Construction output in Great Britain grew by 0.6% in the three months to July 2025, according to the latest Office for National Statistics (ONS) data.
New work rose by 1.0% in this period, while repair and maintenance increased by 0.1%.
Four out of nine sectors saw growth, led by private housing repair and maintenance, which rose by 3.8%, and infrastructure new work, up 2.1%.
Monthly construction output increased by 0.2% in July 2025, following a 0.3% rise in June.
The July growth came from new work, which was up by 0.3%.
Repair and maintenance was flat.
REACTION:
Richard Cook, senior economics director at Pegasus Group:
“The Government is desperate for good news at the moment, and this morning’s construction output data showing an increase for a second month in a row will be a welcome boost.
“Whilst this could be a sign of the dark clouds hanging over the sector finally passing, the multitude of economic challenges plaguing the sector remain and mean any self-celebrations from the Government should be halted in their tracks.
“Construction output is just one piece of the puzzle, and whilst their increase is a positive and very welcome indicator, it’d be wrong to assume the UK construction industry is fighting fit.
“Past today’s headline figure, low productivity growth across almost the entire economy, a tough graduate jobs market, labour shortages in construction and concerns about looming tax rises in the upcoming Budget are all contributing to the sombre economic mood.
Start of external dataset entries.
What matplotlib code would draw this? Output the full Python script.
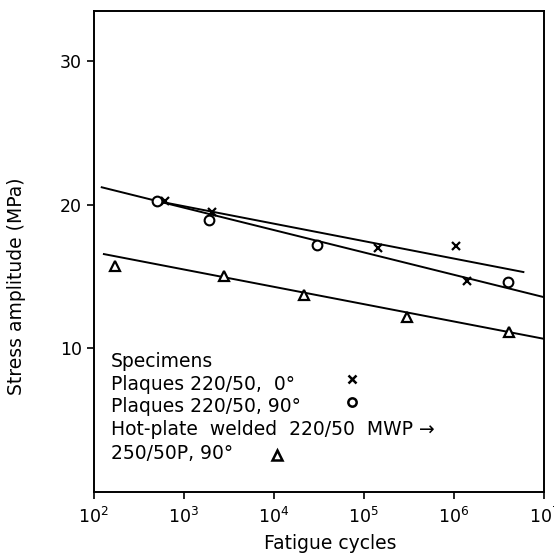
import numpy as np
import matplotlib
matplotlib.use("Agg")
import matplotlib.pyplot as plt
from matplotlib.ticker import LogLocator, NullLocator

# data (cycles, MPa)
cross_n = [620, 2050, 1.45e5, 1.05e6, 1.4e6]
cross_s = [20.25, 19.5, 17.0, 17.1, 14.7]
circle_n = [510, 1900, 3.0e4, 4.0e6]
circle_s = [20.25, 18.9, 17.2, 14.6]
tri_n = [172, 2800, 2.15e4, 3.0e5, 4.1e6]
tri_s = [15.7, 15.0, 13.7, 12.2, 11.1]

# fitted lines (end points)
fit_all_n = [123, 1e7]
fit_all_s = [21.2, 13.55]
fit_0_n = [550, 5.9e6]
fit_0_s = [20.2, 15.3]
fit_weld_n = [130, 1e7]
fit_weld_s = [16.55, 10.65]

legend_lines = ["Specimens", "Plaques 220/50,  0\u00b0", "Plaques 220/50, 90\u00b0",
                "Hot-plate  welded  220/50  MWP \u2192", "250/50P, 90\u00b0"]

plt.rcParams["font.family"] = "DejaVu Sans"
fig = plt.figure(figsize=(5.54, 5.57), dpi=100)
ax = fig.add_axes([0.169, 0.117, 0.813, 0.864])

lw = 1.4
ax.plot(fit_all_n, fit_all_s, color="black", lw=lw)
ax.plot(fit_0_n, fit_0_s, color="black", lw=lw)
ax.plot(fit_weld_n, fit_weld_s, color="black", lw=lw)

ax.plot(cross_n, cross_s, "x", color="black", ms=6, mew=1.6)
ax.plot(circle_n, circle_s, "o", mfc="white", mec="black", ms=7, mew=1.5)
ax.plot(tri_n, tri_s, "^", mfc="white", mec="black", ms=7, mew=1.6)

ax.set_xscale("log")
ax.set_xlim(1e2, 1e7)
ax.set_ylim(0, 33.5)
ax.xaxis.set_major_locator(LogLocator(base=10, numticks=10))
ax.xaxis.set_minor_locator(NullLocator())
ax.set_yticks([10, 20, 30])

ax.tick_params(axis="both", direction="out", length=5, width=1.2, labelsize=12.5)
ax.tick_params(axis="x", pad=6)
for sp in ax.spines.values():
    sp.set_linewidth(1.4)

ax.set_xlabel("Fatigue cycles", fontsize=13.5)
ax.set_ylabel("Stress amplitude (MPa)", fontsize=13.5)
ax.xaxis.set_label_coords(0.525, -0.087)
ax.yaxis.set_label_coords(-0.15, 0.428)

# legend block written inside the axes
ys = [0.270, 0.223, 0.178, 0.130, 0.079]
for txt, yy in zip(legend_lines, ys):
    ax.text(0.039, yy, txt, transform=ax.transAxes, fontsize=13.5,
            va="center", ha="left")
ax.plot([0.573], [0.235], "x", transform=ax.transAxes, color="black", ms=5.5, mew=1.8)
ax.plot([0.573], [0.187], "o", transform=ax.transAxes, mfc="white", mec="black", ms=6, mew=1.8)
ax.plot([0.408], [0.076], "^", transform=ax.transAxes, mfc="white", mec="black", ms=7, mew=1.8)

fig.savefig("out.png", dpi=100)
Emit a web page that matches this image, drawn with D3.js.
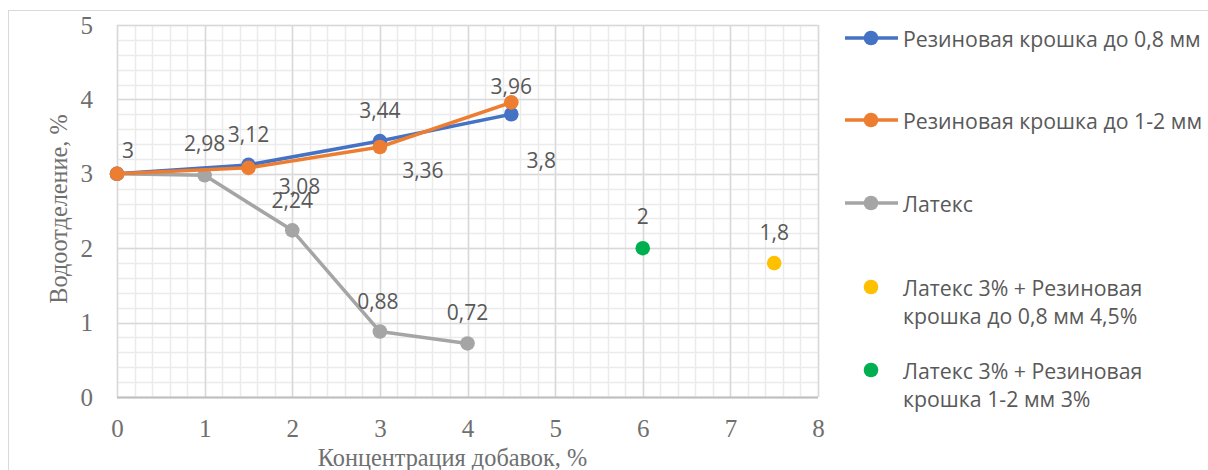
<!DOCTYPE html>
<html><head><meta charset="utf-8">
<script src="https://cdn.jsdelivr.net/npm/d3@7"></script>
<style>html,body{margin:0;padding:0;background:#fff;} svg{display:block;}</style>
</head><body>
<svg id="c" width="1208" height="470"></svg>
<script>
// ---- data ----
const seriesNames = ["Резиновая крошка до 0,8 мм","Резиновая крошка до 1-2 мм","Латекс","Латекс 3% + Резиновая крошка до 0,8 мм 4,5%","Латекс 3% + Резиновая крошка 1-2 мм 3%"];
const rubber08X = [0, 1.5, 3, 4.5];
const rubber08Y = [3, 3.12, 3.44, 3.8];
const rubber12X = [0, 1.5, 3, 4.5];
const rubber12Y = [3, 3.08, 3.36, 3.96];
const latexX = [0, 1, 2, 3, 4];
const latexY = [3, 2.98, 2.24, 0.88, 0.72];
const mix08X = [7.5];
const mix08Y = [1.8];
const mix12X = [6];
const mix12Y = [2];
const xTicks = [0,1,2,3,4,5,6,7,8];
const yTicks = [0,1,2,3,4,5];
const xTitle = "Концентрация добавок, %";
const yTitle = "Водоотделение, %";

// ---- style / layout ----
const colors = ["#4472C4","#ED7D31","#A5A5A5","#FFC000","#00B050"];
const fmt = v => String(v).replace(".", ",");
// label offsets (px) per series, per point: [dx, dy]; null = no label
const labelOffsets = [
  [[11,-24],[0,-31],[0,-31],[30,46]],
  [null,[51,18],[43,23],[0,-16]],
  [null,[0,-32],[0,-30],[-2,-31],[0,-31]],
  [[0,-31]],
  [[0,-32]]
];
const serif = "'Liberation Serif','Times New Roman',serif";
const sans = "'Open Sans',sans-serif";

const svg = d3.select("#c");
const x = d3.scaleLinear().domain([0,8]).range([117,818]);
const y = d3.scaleLinear().domain([0,5]).range([397,25]);

// outer frame
svg.append("rect").attr("x",8.5).attr("y",10.5).attr("width",1220).attr("height",480)
  .attr("fill","none").attr("stroke","#d9d9d9").attr("stroke-width",1);

// minor grid
const g = svg.append("g");
const minorX = d3.range(0, 8.0001, 0.2).map(v => +v.toFixed(1));
const minorY = d3.range(0, 5.0001, 0.2).map(v => +v.toFixed(1));
g.selectAll(".mx").data(minorX).join("line")
  .attr("x1",d=>Math.round(x(d))+0.5).attr("x2",d=>Math.round(x(d))+0.5)
  .attr("y1",y(5)).attr("y2",y(0)).attr("stroke","#ebebeb").attr("stroke-width",1.5);
g.selectAll(".my").data(minorY).join("line")
  .attr("y1",d=>Math.round(y(d))+0.5).attr("y2",d=>Math.round(y(d))+0.5)
  .attr("x1",x(0)).attr("x2",x(8)).attr("stroke","#ebebeb").attr("stroke-width",1.5);
// major grid
g.selectAll(".Mx").data(xTicks).join("line")
  .attr("x1",d=>Math.round(x(d))+0.5).attr("x2",d=>Math.round(x(d))+0.5)
  .attr("y1",y(5)).attr("y2",y(0)).attr("stroke","#d9d9d9").attr("stroke-width",1.5);
g.selectAll(".My").data(yTicks).join("line")
  .attr("y1",d=>Math.round(y(d))+0.5).attr("y2",d=>Math.round(y(d))+0.5)
  .attr("x1",x(0)).attr("x2",x(8)).attr("stroke","#d9d9d9").attr("stroke-width",1.5);
// bottom axis line
svg.append("line").attr("x1",x(0)).attr("x2",x(8)).attr("y1",y(0)+0.5).attr("y2",y(0)+0.5)
  .attr("stroke","#bfbfbf").attr("stroke-width",2);

// axes (tick labels)
const xAxis = svg.append("g").attr("transform",`translate(0,${y(0)})`)
  .call(d3.axisBottom(x).tickValues(xTicks).tickSize(0).tickPadding(22).tickFormat(d3.format("d")));
const yAxis = svg.append("g").attr("transform",`translate(${x(0)},0)`)
  .call(d3.axisLeft(y).tickValues(yTicks).tickSize(0).tickPadding(24).tickFormat(d3.format("d")));
[xAxis,yAxis].forEach(a=>{
  a.select(".domain").remove();
  a.attr("font-family",serif).attr("font-size",25);
  a.selectAll("text").attr("font-family",serif).attr("font-size",25).attr("fill","#6f6f6f");
});

// axis titles
svg.append("text").attr("x",(x(0)+x(8))/2 - 15).attr("y",466).attr("text-anchor","middle")
  .attr("font-family",serif).attr("font-size",24.3)
  .attr("fill","#6f6f6f").text(xTitle);
svg.append("text").attr("transform",`translate(67,${(y(0)+y(5))/2 - 2}) rotate(-90)`).attr("text-anchor","middle")
  .attr("font-family",serif).attr("font-size",24.3)
  .attr("fill","#6f6f6f").text(yTitle);

// series
const series = [
  {xs:rubber08X, ys:rubber08Y, line:true},
  {xs:rubber12X, ys:rubber12Y, line:true},
  {xs:latexX, ys:latexY, line:true},
  {xs:mix08X, ys:mix08Y, line:false},
  {xs:mix12X, ys:mix12Y, line:false}
];
const lineGen = d3.line().x(d=>x(d[0])).y(d=>y(d[1]));
const drawOrder = [2,0,1,3,4];
drawOrder.forEach(i=>{
  const s = series[i];
  const pts = s.xs.map((v,j)=>[v,s.ys[j]]);
  const sg = svg.append("g");
  if (s.line) sg.append("path").attr("d",lineGen(pts)).attr("fill","none")
    .attr("stroke",colors[i]).attr("stroke-width",3.5).attr("stroke-linejoin","round").attr("stroke-linecap","round");
  sg.selectAll("circle").data(pts).join("circle").attr("cx",d=>x(d[0])).attr("cy",d=>y(d[1]))
    .attr("r",7.3).attr("fill",colors[i]);
});
// labels
series.forEach((s,i)=>{
  s.xs.forEach((v,j)=>{
    const off = labelOffsets[i][j];
    if (!off) return;
    svg.append("text").attr("x",x(v)+off[0]).attr("y",y(s.ys[j])+off[1])
      .attr("text-anchor","middle").attr("dominant-baseline","central")
      .attr("font-family",sans).attr("font-size",21).attr("fill","#595959")
      .text(fmt(s.ys[j]));
  });
});

// legend
const legRows = [38,120,203,287,370];
const lg = svg.append("g");
seriesNames.forEach((name,i)=>{
  const cy = legRows[i];
  const item = lg.append("g");
  if (series[i].line) item.append("line").attr("x1",845).attr("x2",898).attr("y1",cy).attr("y2",cy)
    .attr("stroke",colors[i]).attr("stroke-width",3.5);
  item.append("circle").attr("cx",871).attr("cy",cy).attr("r",7.3).attr("fill",colors[i]);
  const t = item.append("text").attr("x",903).attr("y",cy).attr("dominant-baseline","central")
    .attr("font-family",sans).attr("font-size",21.3).attr("fill","#595959");
  if (i < 3) t.text(name);
  else {
    const parts = i===3 ? ["Латекс 3% + Резиновая","крошка до 0,8 мм 4,5%"] : ["Латекс 3% + Резиновая","крошка 1-2 мм 3%"];
    parts.forEach((p,k)=> t.append("tspan").attr("x",903).attr("dy",k===0?0:28).text(p));
  }
});
</script>
</body></html>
“If the Government were to make progress on addressing these challenges, it will actually help boost growth in the construction sector which in turn can help UK plc and give more money to the government to invest in growth.
“Only through making progress on addressing these various challenges will the construction sector be able to turn the corner and start taking strides towards its 1.5 million new homes target. For now, this goal is merely a wishful economic fantasy.”
Neil Leitch, managing director of development finance at HTB:
“These figures point to growth in new private housing, but they come against eight straight months of slowdown reported by S&P Global. The Government’s pledge to deliver more than a million homes this Parliament already looks out of reach.
“Developers want to build, and lenders are ready to support them, but the delivery chain is simply not strong enough to turn ambition into delivery.
“Begbies Traynor’s research has shown how many construction firms are already under financial strain. When margins are this thin, one setback can derail a scheme and weaken the pipeline of homes coming through.
“Approvals and starts do not guarantee completions, and unless projects can move through that delivery window, the shortfall will only grow.
“The answer is not just planning reform. Planning teams need proper resourcing, SME builders need the confidence to commit capital, and we must bring new people into the industry before the skills gap becomes irreversible. Without those foundations in place, targets will remain headlines rather than homes.”